To do: Write out, word for word, every line from the first one through the line that holds "const yTicks = [0,10,20,30,40,50,60,70];", and nothing else; skip the pictures.

Data block:
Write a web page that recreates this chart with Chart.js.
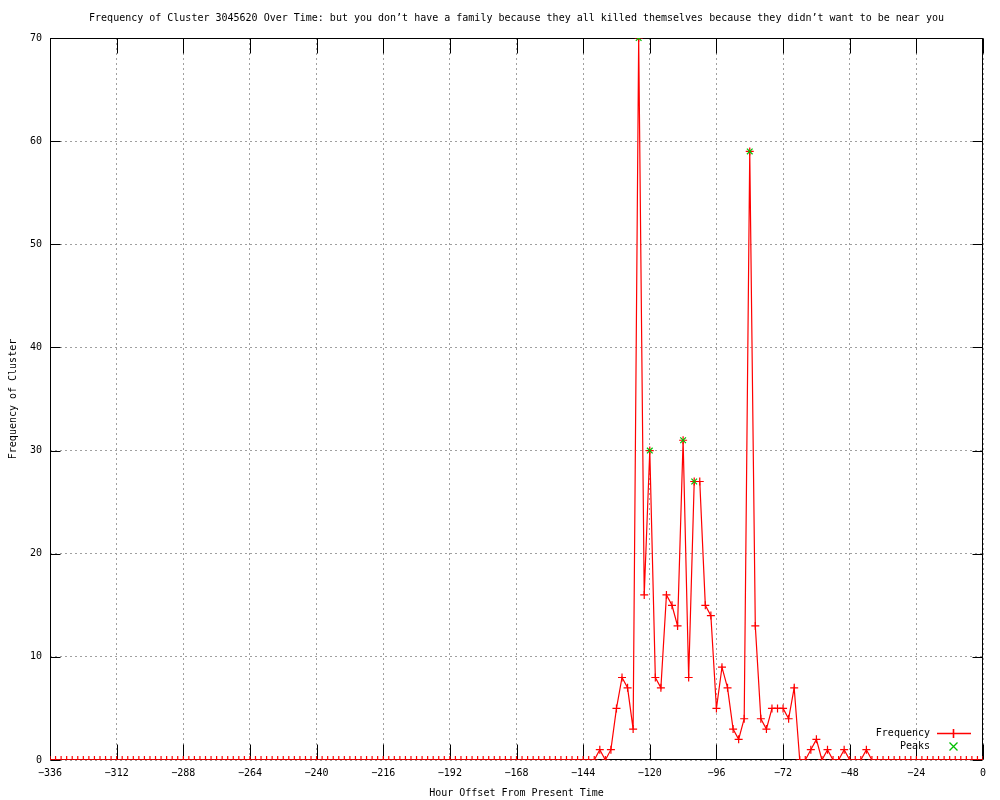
<!DOCTYPE html>
<html>
<head>
<meta charset="utf-8">
<script src="https://cdn.jsdelivr.net/npm/chart.js@4.4.1/dist/chart.umd.min.js"></script>
<style>
  html, body { margin: 0; padding: 0; background: #ffffff; }
  canvas { display: block; }
</style>
</head>
<body>
<canvas id="c" width="1000" height="800"></canvas>
<script>
// ---- data ----
const titleText = "Frequency of Cluster 3045620 Over Time: but you don\u2019t have a family because they all killed themselves because they didn\u2019t want to be near you";
const xAxisTitle = "Hour Offset From Present Time";
const yAxisTitle = "Frequency of Cluster";

const hours = [
  -336,-334,-332,-330,-328,-326,-324,-322,-320,-318,-316,-314,
  -312,-310,-308,-306,-304,-302,-300,-298,-296,-294,-292,-290,
  -288,-286,-284,-282,-280,-278,-276,-274,-272,-270,-268,-266,
  -264,-262,-260,-258,-256,-254,-252,-250,-248,-246,-244,-242,
  -240,-238,-236,-234,-232,-230,-228,-226,-224,-222,-220,-218,
  -216,-214,-212,-210,-208,-206,-204,-202,-200,-198,-196,-194,
  -192,-190,-188,-186,-184,-182,-180,-178,-176,-174,-172,-170,
  -168,-166,-164,-162,-160,-158,-156,-154,-152,-150,-148,-146,
  -144,-142,-140,-138,-136,-134,-132,-130,-128,-126,-124,-122,
  -120,-118,-116,-114,-112,-110,-108,-106,-104,-102,-100,-98,
  -96,-94,-92,-90,-88,-86,-84,-82,-80,-78,-76,-74,
  -72,-70,-68,-66,-64,-62,-60,-58,-56,-54,-52,-50,
  -48,-46,-44,-42,-40,-38,-36,-34,-32,-30,-28,-26,
  -24,-22,-20,-18,-16,-14,-12,-10,-8,-6,-4,-2,
  0
];
const frequency = [
  0,0,0,0,0,0,0,0,0,0,0,0,
  0,0,0,0,0,0,0,0,0,0,0,0,
  0,0,0,0,0,0,0,0,0,0,0,0,
  0,0,0,0,0,0,0,0,0,0,0,0,
  0,0,0,0,0,0,0,0,0,0,0,0,
  0,0,0,0,0,0,0,0,0,0,0,0,
  0,0,0,0,0,0,0,0,0,0,0,0,
  0,0,0,0,0,0,0,0,0,0,0,0,
  0,0,0,1,0,1,5,8,7,3,70,16,
  30,8,7,16,15,13,31,8,27,27,15,14,
  5,9,7,3,2,4,59,13,4,3,5,5,
  5,4,7,0,0,1,2,0,1,0,0,1,
  0,0,0,1,0,0,0,0,0,0,0,0,
  0,0,0,0,0,0,0,0,0,0,0,0,
  0
];
const peakHours = [-124, -120, -108, -104, -84];
const peakValues = [70, 30, 31, 27, 59];

const xTicks = [-336,-312,-288,-264,-240,-216,-192,-168,-144,-120,-96,-72,-48,-24,0];
const yTicks = [0,10,20,30,40,50,60,70];

const seriesNames = ['Frequency', 'Peaks'];

// ---- helpers ----
const FONT = "'DejaVu Sans Mono', 'Liberation Mono', monospace";
const RED = 'rgb(255, 0, 0)';
const GREEN = 'rgb(0, 192, 0)';
const toPts = (xs, ys) => xs.map((x, i) => ({x: x, y: ys[i]}));

const gnuplotFrame = {
  id: 'gnuplotFrame',
  beforeDatasetsDraw(chart) {
    const {ctx, chartArea: ca, scales} = chart;
    const L = Math.round(ca.left) + 0.5, R = Math.round(ca.right) - 0.5;
    const T = Math.round(ca.top) + 0.5, B = Math.round(ca.bottom) - 0.5;
    ctx.save();
    ctx.strokeStyle = '#000';
    ctx.lineWidth = 1;
    ctx.setLineDash([]);
    ctx.beginPath();
    xTicks.forEach(v => {
      const px = Math.round(scales.x.getPixelForValue(v)) + 0.5;
      ctx.moveTo(px, B); ctx.lineTo(px, B - 15);
      ctx.moveTo(px, T); ctx.lineTo(px, T + 15);
    });
    yTicks.forEach(v => {
      const py = Math.round(scales.y.getPixelForValue(v)) + 0.5;
      ctx.moveTo(L, py); ctx.lineTo(L + 10, py);
      ctx.moveTo(R, py); ctx.lineTo(R - 10, py);
    });
    ctx.stroke();
    ctx.strokeRect(L, T, R - L, B - T);
    ctx.restore();
  },
  afterDraw(chart) {
    const {ctx, chartArea: ca} = chart;
    ctx.save();
    ctx.setLineDash([]);
    ctx.font = '10px ' + FONT;
    ctx.textBaseline = 'middle';
    ctx.fillStyle = '#000000';
    ctx.textAlign = 'center';
    ctx.fillText(titleText, (ca.left + ca.right) / 2, 18);
    ctx.textAlign = 'right';
    ctx.fillText(seriesNames[0], 930, 733);
    ctx.fillText(seriesNames[1], 930, 746);
    ctx.restore();

    // legend samples
    ctx.save();
    ctx.setLineDash([]);
    ctx.lineWidth = 1.6;
    ctx.lineCap = 'butt';
    ctx.strokeStyle = RED;
    ctx.beginPath();
    ctx.moveTo(937, 733.5); ctx.lineTo(971, 733.5);
    ctx.moveTo(953.5, 729); ctx.lineTo(953.5, 738);
    ctx.stroke();
    ctx.lineWidth = 1.3;
    ctx.strokeStyle = GREEN;
    ctx.beginPath();
    ctx.moveTo(949.5, 742.5); ctx.lineTo(957.5, 750.5);
    ctx.moveTo(957.5, 742.5); ctx.lineTo(949.5, 750.5);
    ctx.stroke();
    ctx.restore();
  }
};

new Chart(document.getElementById('c'), {
  type: 'scatter',
  data: {
    datasets: [
      {
        label: seriesNames[0],
        data: toPts(hours, frequency),
        showLine: true,
        borderColor: RED,
        backgroundColor: RED,
        borderWidth: 1.2,
        pointStyle: 'cross',
        pointRadius: 4,
        pointBorderWidth: 1.2,
        pointBorderColor: RED,
        tension: 0,
        order: 1
      },
      {
        label: seriesNames[1],
        data: toPts(peakHours, peakValues),
        showLine: false,
        borderColor: GREEN,
        backgroundColor: GREEN,
        pointStyle: 'crossRot',
        pointRadius: 4,
        pointBorderWidth: 1.2,
        pointBorderColor: GREEN,
        order: 0
      }
    ]
  },
  options: {
    responsive: false,
    animation: false,
    devicePixelRatio: 1,
    layout: { padding: { left: 0, right: 17, top: 38, bottom: 0 } },
    plugins: {
      legend: { display: false },
      tooltip: { enabled: false },
      title: { display: false, text: titleText }
    },
    scales: {
      x: {
        type: 'linear',
        min: -336,
        max: 0,
        afterBuildTicks: (s) => { s.ticks = xTicks.map(v => ({value: v})); },
        afterFit: (s) => { s.height = 40; },
        ticks: {
          autoSkip: false,
          maxRotation: 0,
          padding: 7,
          color: '#000',
          font: { family: FONT, size: 10 },
          callback: (v) => String(v).replace('-', '\u2212')
        },
        grid: { color: '#a0a0a0', lineWidth: 1, drawTicks: false },
        border: { display: false, dash: [2, 3] },
        title: {
          display: true,
          text: xAxisTitle,
          color: '#000',
          font: { family: FONT, size: 10 },
          padding: { top: 0, bottom: 1 }
        }
      },
      y: {
        type: 'linear',
        min: 0,
        max: 70,
        afterBuildTicks: (s) => { s.ticks = yTicks.map(v => ({value: v})); },
        afterFit: (s) => { s.width = 50; },
        ticks: {
          padding: 8,
          color: '#000',
          font: { family: FONT, size: 10 },
          callback: (v) => String(v)
        },
        grid: { color: '#a0a0a0', lineWidth: 1, drawTicks: false },
        border: { display: false, dash: [2, 3] },
        title: {
          display: true,
          text: yAxisTitle,
          color: '#000',
          font: { family: FONT, size: 10 },
          padding: { top: 7, bottom: 0 }
        }
      }
    }
  },
  plugins: [gnuplotFrame]
});
</script>
</body>
</html>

Reply to the exercise:
Write a web page that recreates this chart with Chart.js.
<!DOCTYPE html>
<html>
<head>
<meta charset="utf-8">
<script src="https://cdn.jsdelivr.net/npm/chart.js@4.4.1/dist/chart.umd.min.js"></script>
<style>
  html, body { margin: 0; padding: 0; background: #ffffff; }
  canvas { display: block; }
</style>
</head>
<body>
<canvas id="c" width="1000" height="800"></canvas>
<script>
// ---- data ----
const titleText = "Frequency of Cluster 3045620 Over Time: but you don\u2019t have a family because they all killed themselves because they didn\u2019t want to be near you";
const xAxisTitle = "Hour Offset From Present Time";
const yAxisTitle = "Frequency of Cluster";

const hours = [
  -336,-334,-332,-330,-328,-326,-324,-322,-320,-318,-316,-314,
  -312,-310,-308,-306,-304,-302,-300,-298,-296,-294,-292,-290,
  -288,-286,-284,-282,-280,-278,-276,-274,-272,-270,-268,-266,
  -264,-262,-260,-258,-256,-254,-252,-250,-248,-246,-244,-242,
  -240,-238,-236,-234,-232,-230,-228,-226,-224,-222,-220,-218,
  -216,-214,-212,-210,-208,-206,-204,-202,-200,-198,-196,-194,
  -192,-190,-188,-186,-184,-182,-180,-178,-176,-174,-172,-170,
  -168,-166,-164,-162,-160,-158,-156,-154,-152,-150,-148,-146,
  -144,-142,-140,-138,-136,-134,-132,-130,-128,-126,-124,-122,
  -120,-118,-116,-114,-112,-110,-108,-106,-104,-102,-100,-98,
  -96,-94,-92,-90,-88,-86,-84,-82,-80,-78,-76,-74,
  -72,-70,-68,-66,-64,-62,-60,-58,-56,-54,-52,-50,
  -48,-46,-44,-42,-40,-38,-36,-34,-32,-30,-28,-26,
  -24,-22,-20,-18,-16,-14,-12,-10,-8,-6,-4,-2,
  0
];
const frequency = [
  0,0,0,0,0,0,0,0,0,0,0,0,
  0,0,0,0,0,0,0,0,0,0,0,0,
  0,0,0,0,0,0,0,0,0,0,0,0,
  0,0,0,0,0,0,0,0,0,0,0,0,
  0,0,0,0,0,0,0,0,0,0,0,0,
  0,0,0,0,0,0,0,0,0,0,0,0,
  0,0,0,0,0,0,0,0,0,0,0,0,
  0,0,0,0,0,0,0,0,0,0,0,0,
  0,0,0,1,0,1,5,8,7,3,70,16,
  30,8,7,16,15,13,31,8,27,27,15,14,
  5,9,7,3,2,4,59,13,4,3,5,5,
  5,4,7,0,0,1,2,0,1,0,0,1,
  0,0,0,1,0,0,0,0,0,0,0,0,
  0,0,0,0,0,0,0,0,0,0,0,0,
  0
];
const peakHours = [-124, -120, -108, -104, -84];
const peakValues = [70, 30, 31, 27, 59];

const xTicks = [-336,-312,-288,-264,-240,-216,-192,-168,-144,-120,-96,-72,-48,-24,0];
const yTicks = [0,10,20,30,40,50,60,70];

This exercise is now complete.